Residents often request that speed limits be lowered with the expectation that this will lower traffic speeds. However, studies have shown that most people drive at the speed they are comfortable with for the given conditions regardless of the posted speed limit. There is little or no significant change in speeds following the posting of a revised speed limit. This is true whether the speed limit is increased or decreased. Also, safety is not improved by establishing unreasonably low-speed limits, since this only encourages more variation in vehicle speeds, leading to more conflicts.

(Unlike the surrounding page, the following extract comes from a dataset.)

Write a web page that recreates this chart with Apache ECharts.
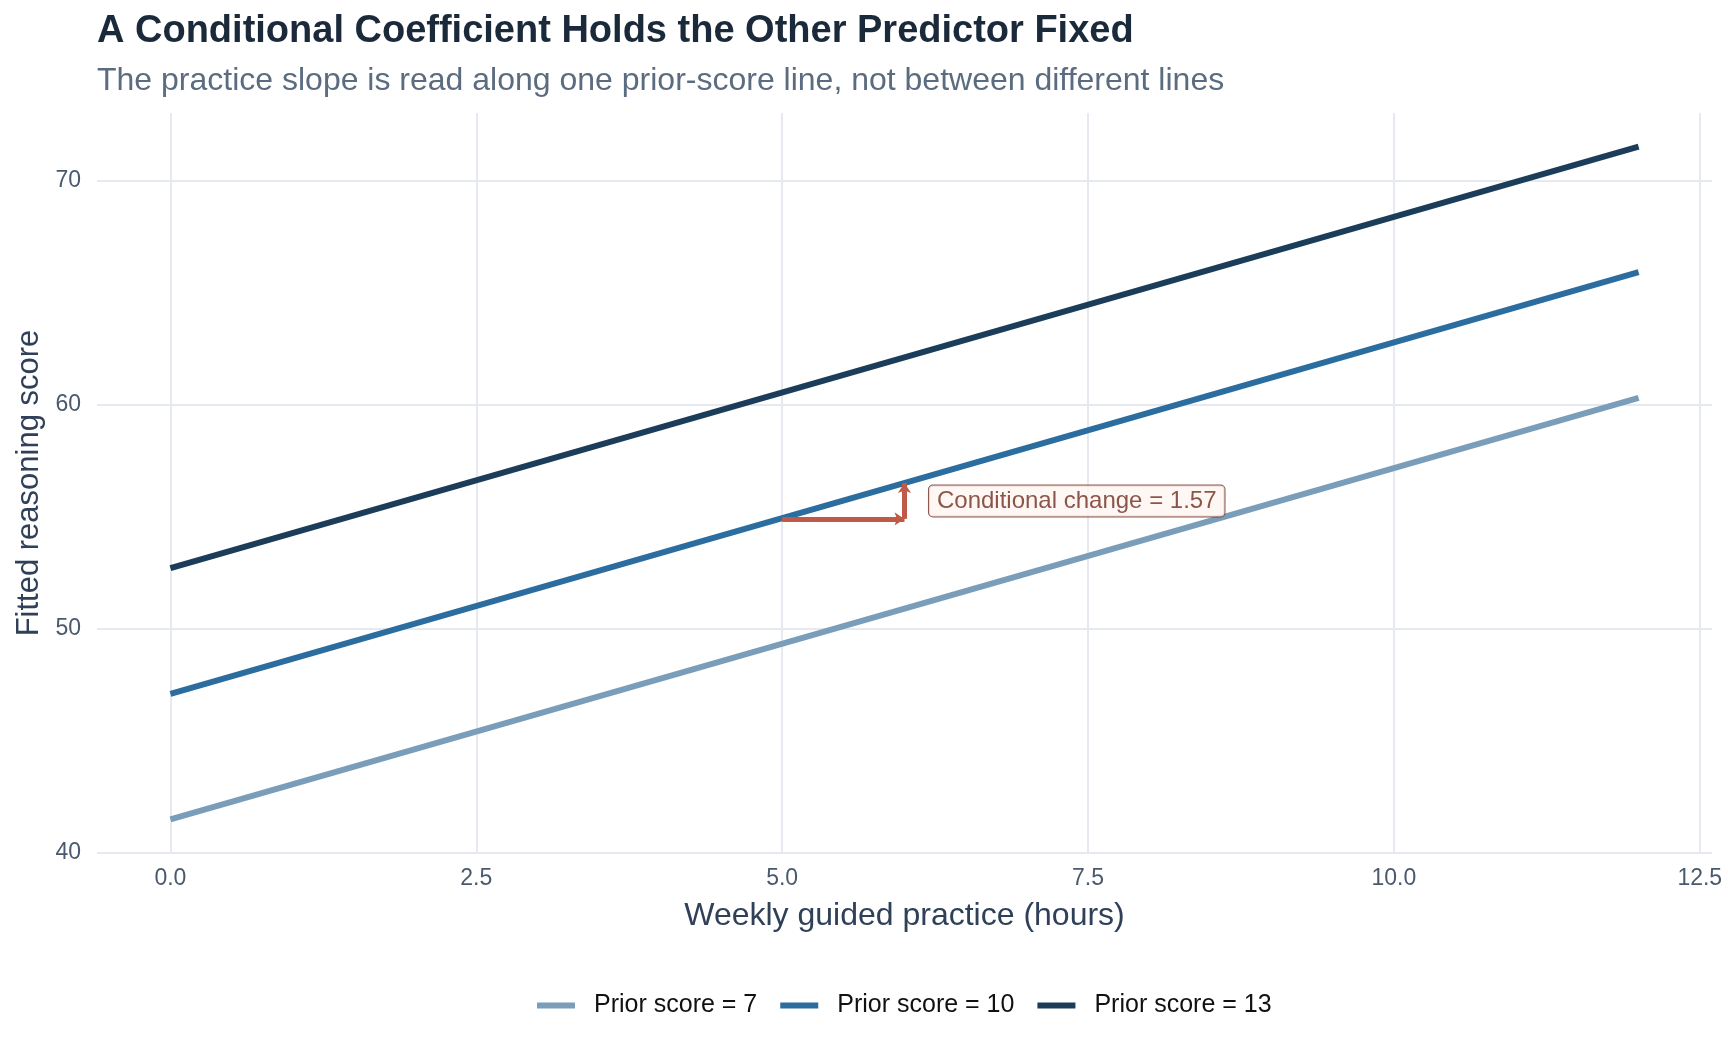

The Texas Transportation Code states that "an operator may not drive at a speed greater than is reasonable and prudent under the circumstances then existing". Therefore, regardless of the posted speed limit, every driver has a duty to drive at a reasonable and safe speed for the conditions at that time.
All roadways in Texas have a default speed limit called the prima facie limit based on the type of roadway. This applies to residential streets (30 miles per hour (mph)), alleys (15 mph), interstates (70 mph), etc. For residential streets, state law does allow the Town Council to reduce the prima facie limit to 25 mph by Ordinance and then post the speed limit, making it effective. The Town Council has done this on the residential streets of Providence Village. State law does not allow the residential speed limit to be set lower than 25 mph, nor does it allow the speed limit to be set lower than 15 mph on alleys.